Your company professes to be customer focused, but is it really? Bill Brendler is astonished at the number of organizations that claim to put customers first, but have no idea what their customers want or think about their company. The CRM and change management expert is working now with managers at three companies, all of whom are anxious to buy a CRM application, and none of whom have spoken with customers in the past 30 days. “They all said when I walked into the room that they were customer focused, but they hadn’t talked to a customer in a month!” says Brendler, president of Brendler Associates Inc., in Wimberley, TX.

If that sounds a little like your organization, you’ve got some changes to make before you start shopping for a CRM vendor. Number one, says Brendler, is to change your mindset and truly start caring about what customers think. Talk to your customer service reps. Talk to your customers. “If you sell B2B, get the VP of marketing or ops to go talk to top executives at your customer companies. If you’re B2C, set up some focus groups and observe what your customers have to say about your product or service,” Brendler suggests. That’s what he commanded his three clients to do and “they all came back with their mouths open. They thought they were doing great and found out their customers were unhappy.”

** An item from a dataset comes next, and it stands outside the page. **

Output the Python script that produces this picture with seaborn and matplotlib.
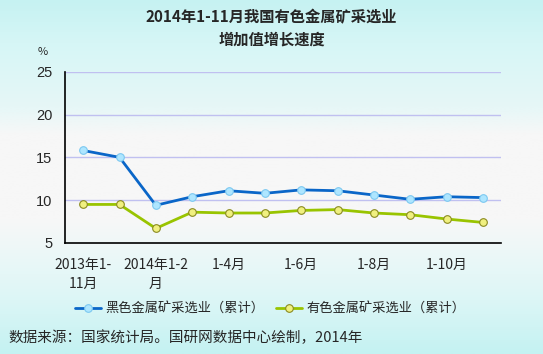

Step two, says Brendler, is to gather a large group of employees who are critical in the CRM link and bring them together with a representative sample of customers, suppliers, partners and top management for a multiday workshop. In small mixed groups, your company will learn what it’s doing well, what could be done better and what’s simply not working. It is then crucial to get the entire group’s agreement on where changes will be made and a strategy for putting CRM in place. “When your employees leave, they’ll go back and become evangelists to promote change in their corner of the organization. And if that takes place, you can speed up a CRM implementation by six months,” says Brendler. Without this groundwork, CRM technology is likely to do nothing but drain your bank account.